Transcribe the listing verbatim. Do not carry over any pictures.
***
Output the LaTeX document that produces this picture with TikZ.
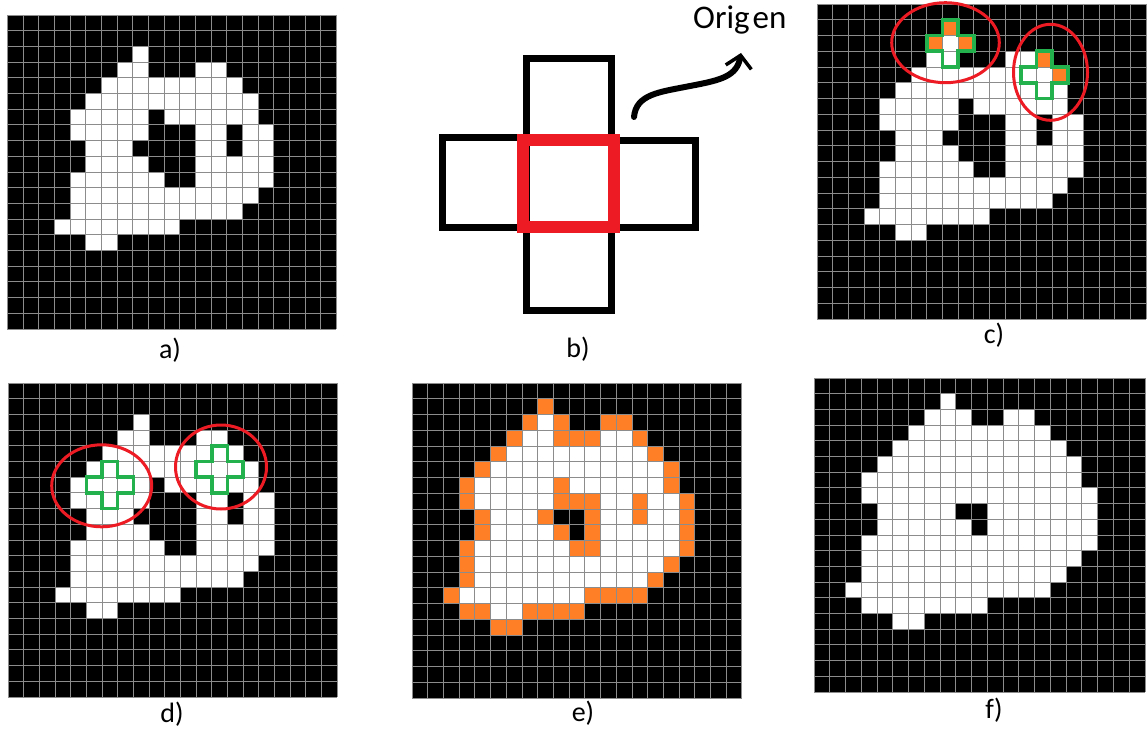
\documentclass[tikz,border=0pt]{standalone}
\usepackage{fontspec}
\setmainfont{Carlito}
\usetikzlibrary{arrows.meta}
\definecolor{pixgray}{HTML}{8C8C8C}
\definecolor{pixorange}{HTML}{FF7F27}
\definecolor{crossgreen}{HTML}{22B14C}
\definecolor{ringred}{HTML}{ED1C24}
\tikzset{
  gridline/.style={draw=pixgray,line width=0.9pt},
  crossline/.style={draw=crossgreen,line width=3.6pt,line join=miter},
  ring/.style={draw=ringred,line width=3pt},
  cellbox/.style={draw=black,line width=7pt},
  origbox/.style={draw=ringred,line width=12pt},
  tag/.style={font=\fontsize{28}{30}\selectfont,inner sep=0pt},
  squiggle/.style={line width=6pt,line cap=round,
                   -{Straight Barb[length=12pt,width=26pt,line width=3.5pt]}}
}
% white runs: row/first column/last column
\newcommand{\blobA}{2/8/8,3/7/8,3/12/13,4/6/14,5/5/15,6/4/8,6/10/15,7/4/8,7/12/13,7/15/16,
  8/5/7,8/12/13,8/15/16,9/5/8,9/12/16,10/4/9,10/12/16,11/4/15,12/4/14,13/3/10,14/5/6}
\newcommand{\blobF}{1/8/8,2/7/9,2/12/13,3/6/14,4/5/15,5/4/16,6/3/16,7/3/17,8/4/8,8/11/17,
  9/4/9,9/11/17,10/3/17,11/3/16,12/3/15,13/2/14,14/3/10,15/5/6}
\newcommand{\pixbase}{\fill[black] (0,0) rectangle (21,20);}
\newcommand{\pixlines}{%
  \foreach \i in {0,...,21} \draw[gridline] (\i,0) -- (\i,20);
  \foreach \j in {0,...,20} \draw[gridline] (0,\j) -- (21,\j);}
\newcommand{\greencross}[2]{%
  \draw[crossline] (#1,#2-1) -- ++(1,0) -- ++(0,1) -- ++(1,0) -- ++(0,1) -- ++(-1,0)
    -- ++(0,1) -- ++(-1,0) -- ++(0,-1) -- ++(-1,0) -- ++(0,-1) -- ++(1,0) -- cycle;}

\begin{document}
\begin{tikzpicture}[x=1pt,y=-1pt]
  \useasboundingbox (0,0) rectangle (1147,738);

  % a)
  \begin{scope}[shift={(7.3,15)},x=15.67pt,y=-15.7pt]
    \pixbase
    \foreach \pr/\pa/\pb in \blobA {\fill[white] (\pa,\pr) rectangle (\pb+1,\pr+1);}
    \pixlines
  \end{scope}

  % b)
  \draw[cellbox] (526,58.5) rectangle (611,140);
  \draw[cellbox] (442,137.5) rectangle (526,227.5);
  \draw[cellbox] (611,141) rectangle (695,227.5);
  \draw[cellbox] (526,227.5) rectangle (611,310.5);
  \draw[origbox] (523,140) rectangle (614,227);
  \node[tag,font=\fontsize{33}{35}\selectfont,anchor=west] (origen) at (693,20) {Orig\kern3pt en};
  \coordinate (tail) at (634,117);
  \coordinate (bend) at (690,86);
  \coordinate (tip) at (741,53);
  \draw[squiggle] (tail) .. controls (636,94) and (660,92) .. (bend)
    .. controls (722,80) and (737,76) .. (tip);

  % c)
  \begin{scope}[shift={(817,4)},x=15.67pt,y=-15.75pt]
    \pixbase
    \foreach \pr/\pa/\pb in \blobA {\fill[white] (\pa,\pr) rectangle (\pb+1,\pr+1);}
    \foreach \pa/\pr in {8/1,7/2,9/2,14/3,15/4} {\fill[pixorange] (\pa,\pr) rectangle ++(1,1);}
    \pixlines
    \greencross{8}{2}
    \greencross{14}{4}
  \end{scope}
  \draw[ring] (945.5,42.7) ellipse [x radius=53.8,y radius=40];
  \draw[ring] (1050.5,72.3) ellipse [x radius=37,y radius=48];

  % d)
  \begin{scope}[shift={(8,383)},x=15.67pt,y=-15.7pt]
    \pixbase
    \foreach \pr/\pa/\pb in \blobA {\fill[white] (\pa,\pr) rectangle (\pb+1,\pr+1);}
    \pixlines
    \greencross{6}{6}
    \greencross{13}{5}
  \end{scope}
  \draw[ring] (101.7,485.8) ellipse [x radius=50,y radius=41];
  \draw[ring] (221,467) ellipse [x radius=45.5,y radius=42];

  % e)
  \begin{scope}[shift={(412,383)},x=15.71pt,y=-15.75pt]
    \pixbase
    \foreach \pr/\pa/\pb in \blobF {\fill[pixorange] (\pa,\pr) rectangle (\pb+1,\pr+1);}
    \foreach \pr/\pa/\pb in \blobA {\fill[white] (\pa,\pr) rectangle (\pb+1,\pr+1);}
    \pixlines
  \end{scope}

  % f)
  \begin{scope}[shift={(814,378)},x=15.76pt,y=-15.7pt]
    \pixbase
    \foreach \pr/\pa/\pb in \blobF {\fill[white] (\pa,\pr) rectangle (\pb+1,\pr+1);}
    \pixlines
  \end{scope}

  \node[tag] (capa) at (170,350) {a)};
  \node[tag] (capb) at (578,349) {b)};
  \node[tag] (capc) at (994,335) {c)};
  \node[tag] (capd) at (172,714) {d)};
  \node[tag] (cape) at (583,713) {e)};
  \node[tag] (capf) at (994,710) {f)};
\end{tikzpicture}
\end{document}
***
» **FINAL ANSWER**:
Output the LaTeX document that produces this picture with TikZ.
\documentclass[tikz,border=0pt]{standalone}
\usepackage{fontspec}
\setmainfont{Carlito}
\usetikzlibrary{arrows.meta}
\definecolor{pixgray}{HTML}{8C8C8C}
\definecolor{pixorange}{HTML}{FF7F27}
\definecolor{crossgreen}{HTML}{22B14C}
\definecolor{ringred}{HTML}{ED1C24}
\tikzset{
  gridline/.style={draw=pixgray,line width=0.9pt},
  crossline/.style={draw=crossgreen,line width=3.6pt,line join=miter},
  ring/.style={draw=ringred,line width=3pt},
  cellbox/.style={draw=black,line width=7pt},
  origbox/.style={draw=ringred,line width=12pt},
  tag/.style={font=\fontsize{28}{30}\selectfont,inner sep=0pt},
  squiggle/.style={line width=6pt,line cap=round,
                   -{Straight Barb[length=12pt,width=26pt,line width=3.5pt]}}
}
% white runs: row/first column/last column
\newcommand{\blobA}{2/8/8,3/7/8,3/12/13,4/6/14,5/5/15,6/4/8,6/10/15,7/4/8,7/12/13,7/15/16,
  8/5/7,8/12/13,8/15/16,9/5/8,9/12/16,10/4/9,10/12/16,11/4/15,12/4/14,13/3/10,14/5/6}
\newcommand{\blobF}{1/8/8,2/7/9,2/12/13,3/6/14,4/5/15,5/4/16,6/3/16,7/3/17,8/4/8,8/11/17,
  9/4/9,9/11/17,10/3/17,11/3/16,12/3/15,13/2/14,14/3/10,15/5/6}
\newcommand{\pixbase}{\fill[black] (0,0) rectangle (21,20);}
\newcommand{\pixlines}{%
  \foreach \i in {0,...,21} \draw[gridline] (\i,0) -- (\i,20);
  \foreach \j in {0,...,20} \draw[gridline] (0,\j) -- (21,\j);}
\newcommand{\greencross}[2]{%
  \draw[crossline] (#1,#2-1) -- ++(1,0) -- ++(0,1) -- ++(1,0) -- ++(0,1) -- ++(-1,0)
    -- ++(0,1) -- ++(-1,0) -- ++(0,-1) -- ++(-1,0) -- ++(0,-1) -- ++(1,0) -- cycle;}

\begin{document}
\begin{tikzpicture}[x=1pt,y=-1pt]
  \useasboundingbox (0,0) rectangle (1147,738);

  % a)
  \begin{scope}[shift={(7.3,15)},x=15.67pt,y=-15.7pt]
    \pixbase
    \foreach \pr/\pa/\pb in \blobA {\fill[white] (\pa,\pr) rectangle (\pb+1,\pr+1);}
    \pixlines
  \end{scope}

  % b)
  \draw[cellbox] (526,58.5) rectangle (611,140);
  \draw[cellbox] (442,137.5) rectangle (526,227.5);
  \draw[cellbox] (611,141) rectangle (695,227.5);
  \draw[cellbox] (526,227.5) rectangle (611,310.5);
  \draw[origbox] (523,140) rectangle (614,227);
  \node[tag,font=\fontsize{33}{35}\selectfont,anchor=west] (origen) at (693,20) {Orig\kern3pt en};
  \coordinate (tail) at (634,117);
  \coordinate (bend) at (690,86);
  \coordinate (tip) at (741,53);
  \draw[squiggle] (tail) .. controls (636,94) and (660,92) .. (bend)
    .. controls (722,80) and (737,76) .. (tip);

  % c)
  \begin{scope}[shift={(817,4)},x=15.67pt,y=-15.75pt]
    \pixbase
    \foreach \pr/\pa/\pb in \blobA {\fill[white] (\pa,\pr) rectangle (\pb+1,\pr+1);}
    \foreach \pa/\pr in {8/1,7/2,9/2,14/3,15/4} {\fill[pixorange] (\pa,\pr) rectangle ++(1,1);}
    \pixlines
    \greencross{8}{2}
    \greencross{14}{4}
  \end{scope}
  \draw[ring] (945.5,42.7) ellipse [x radius=53.8,y radius=40];
  \draw[ring] (1050.5,72.3) ellipse [x radius=37,y radius=48];

  % d)
  \begin{scope}[shift={(8,383)},x=15.67pt,y=-15.7pt]
    \pixbase
    \foreach \pr/\pa/\pb in \blobA {\fill[white] (\pa,\pr) rectangle (\pb+1,\pr+1);}
    \pixlines
    \greencross{6}{6}
    \greencross{13}{5}
  \end{scope}
  \draw[ring] (101.7,485.8) ellipse [x radius=50,y radius=41];
  \draw[ring] (221,467) ellipse [x radius=45.5,y radius=42];

  % e)
  \begin{scope}[shift={(412,383)},x=15.71pt,y=-15.75pt]
    \pixbase
    \foreach \pr/\pa/\pb in \blobF {\fill[pixorange] (\pa,\pr) rectangle (\pb+1,\pr+1);}
    \foreach \pr/\pa/\pb in \blobA {\fill[white] (\pa,\pr) rectangle (\pb+1,\pr+1);}
    \pixlines
  \end{scope}

  % f)
  \begin{scope}[shift={(814,378)},x=15.76pt,y=-15.7pt]
    \pixbase
    \foreach \pr/\pa/\pb in \blobF {\fill[white] (\pa,\pr) rectangle (\pb+1,\pr+1);}
    \pixlines
  \end{scope}

  \node[tag] (capa) at (170,350) {a)};
  \node[tag] (capb) at (578,349) {b)};
  \node[tag] (capc) at (994,335) {c)};
  \node[tag] (capd) at (172,714) {d)};
  \node[tag] (cape) at (583,713) {e)};
  \node[tag] (capf) at (994,710) {f)};
\end{tikzpicture}
\end{document}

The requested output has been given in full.